US major source of malware, report finds
22 May 2014, 13:49
Cape Town - A global security report has found that the US hosts the overwhelming majority of internet malware.
The 2014 Trustwave Global Security Report found that the US hosts 42% of malware, followed by Russia at 13% and Germany (9%).
The report is based on investigations that the firm carried out in the last year as the company focused on the state of global internet security.
According to Trustwave, criminals used malware to primarily target personal information.
"While payment card data continues to top the list of the types of data compromised, we saw a 33% increase in the theft of sensitive and confidential information such as financial credentials, internal communications, personally identifiable information and various types of customer records," Trustwave said.
The report shows that the US makes up 59% of victims of cybercrime, followed by the UK at 14% and Australia (11%).
The results though are not surprising, given the standing of the US in the world.
"With big houses like Microsoft, Adobe, Apple and Google, it wouldn't be any surprise that you've got the US at the forefront of a lot of these data breaches," Andrew Kirkland, Trustwave CEO told News24.
He added that the strength of the dollar as a global currency standard also made the US attractive to criminals intent on stealing money.

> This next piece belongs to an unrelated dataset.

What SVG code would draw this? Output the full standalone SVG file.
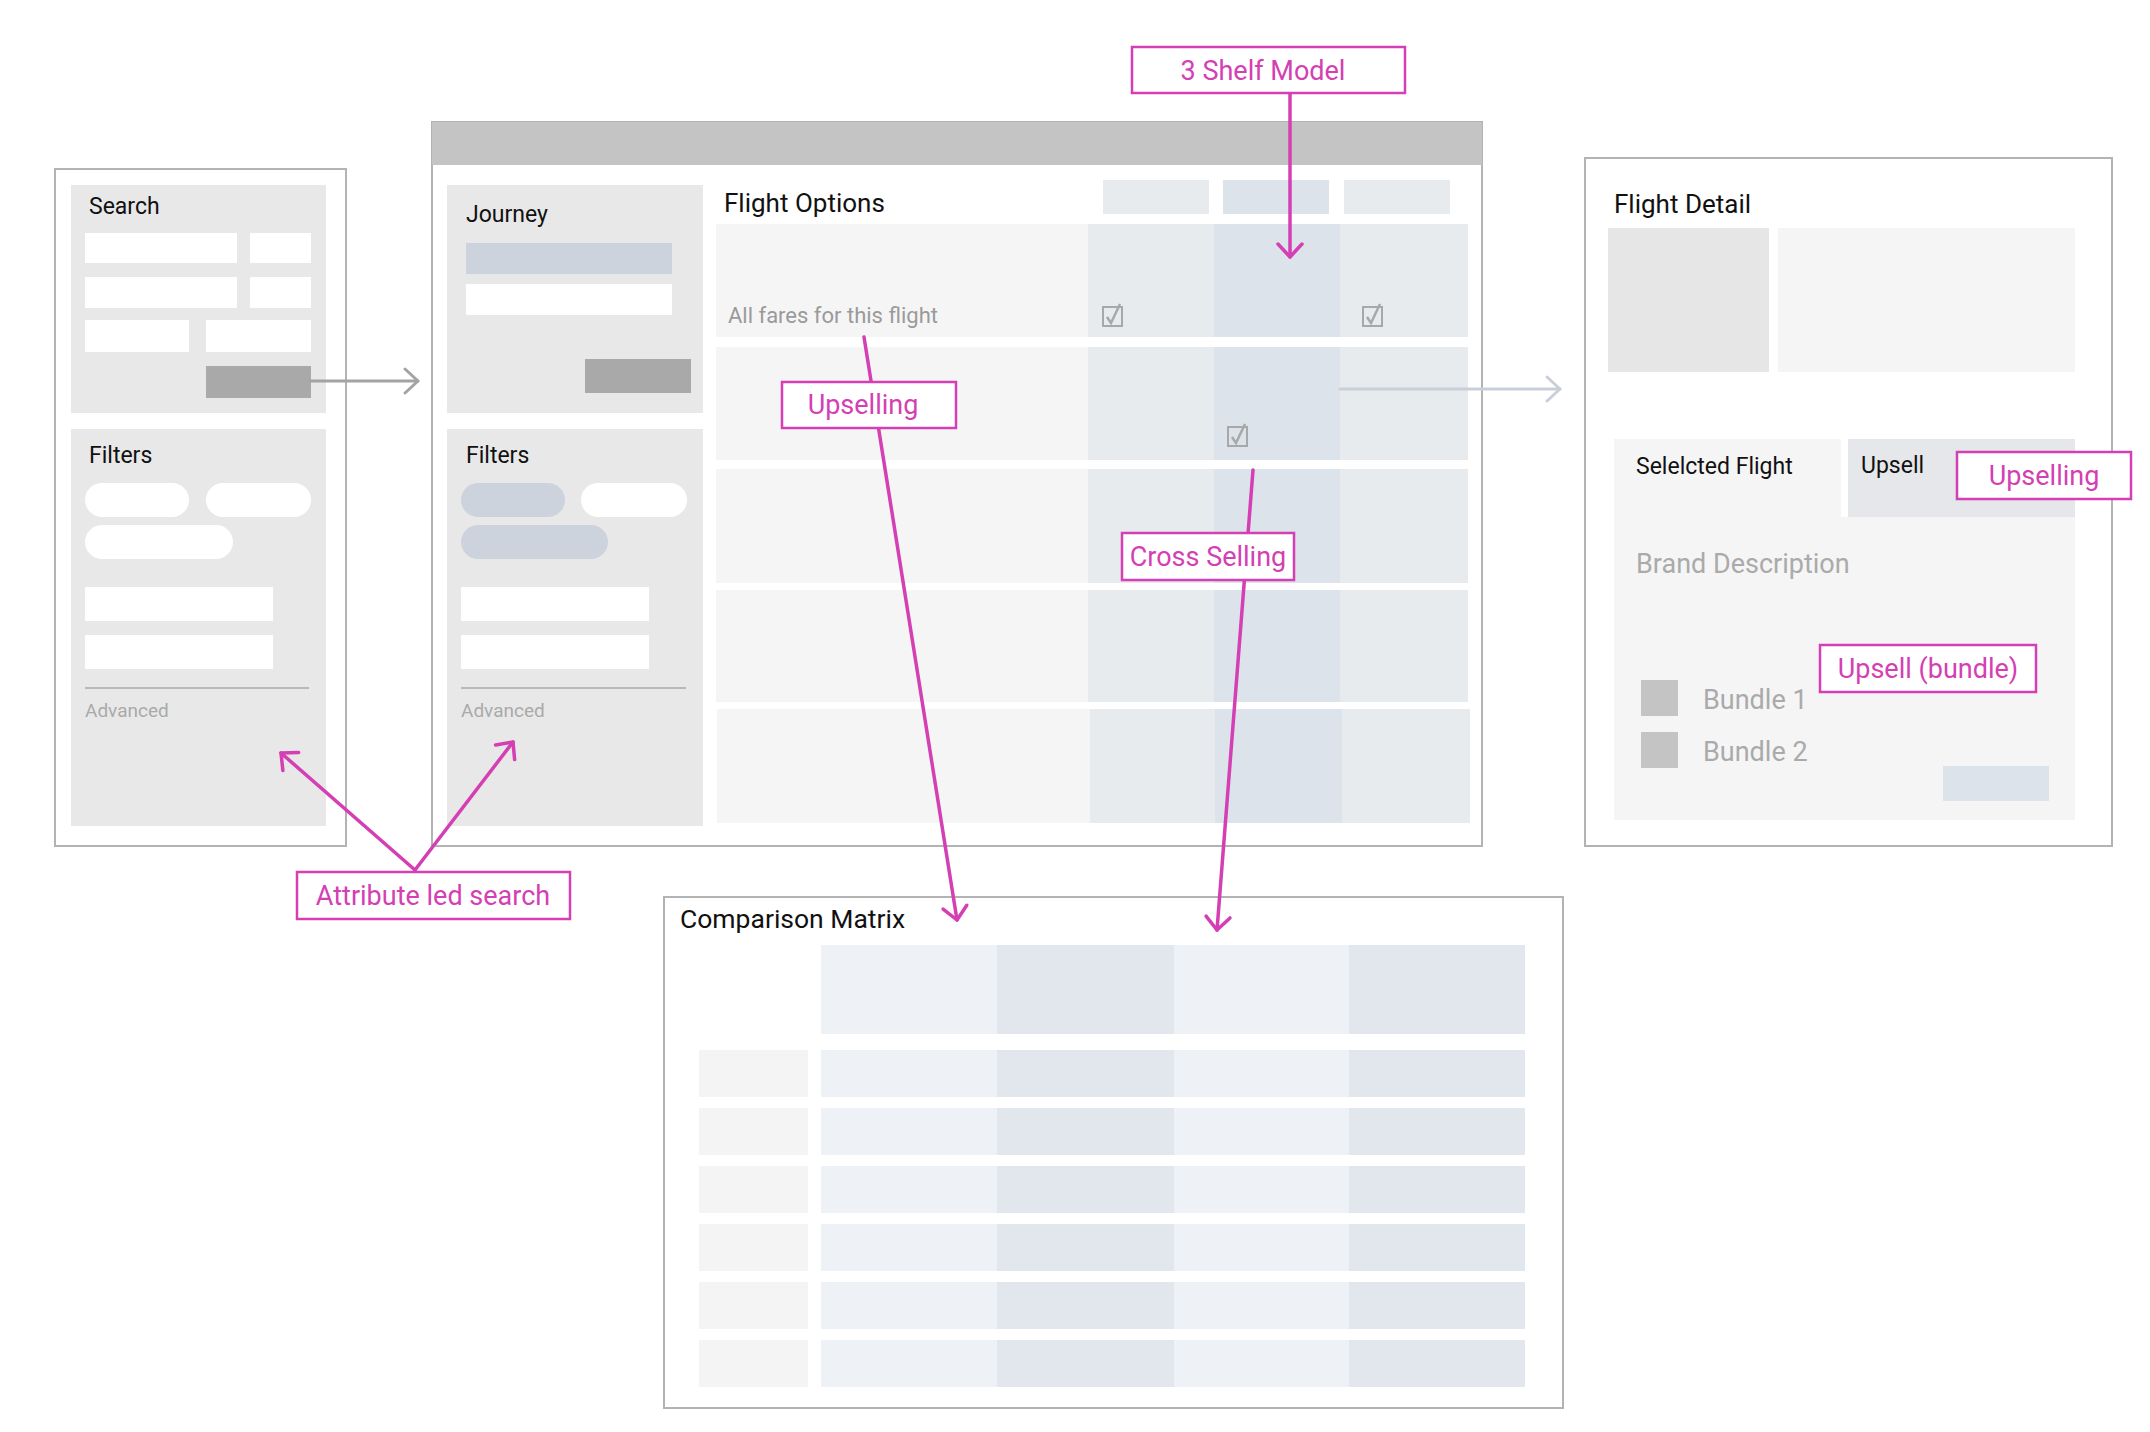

Cyber criminals primarily targeted the retail industry, making up 35% of attacks the company investigated.
Trustwave found that the primary method of delivering malware or attacking computers was through spam. Even though malicious spam dropped by 5%, it still made up 70% of inbound e-mail.
Kirkland said that criminals could likely exploit people who broadcasted their interests on social networks because they could tailor spam to a specific individual or group.
"If that e-mail that comes in talks to your interest, you are going to click on that link. It looks very legitimate because they've designed it that way."
Spam is the primary method of delivering malware. (Duncan Alfreds, News24)
At least 59% of spam contained malicious attachment and 41% contained links that were designed to compromise a computer.
Some of the most common subject lines include: "Some Important Information is missing"; "Bank Statement. Please read"; "Important - Payment Overdue", Trustwave said in its report.
The effectiveness of this kind of attack was revealed by US authorities who have indicted Chinese officials over cyber spying, saying that social engineering played a far greater role in gaining access to critical systems that superior programming.
Kirkland said that it people assume that incoming messages are relevant, and this makes it easy for attackers to take over their machines.
"The Chinese, the Russians and even the Americans - they know that human nature tends to kick in and as long as they can speak to it, people will be very naïve about it."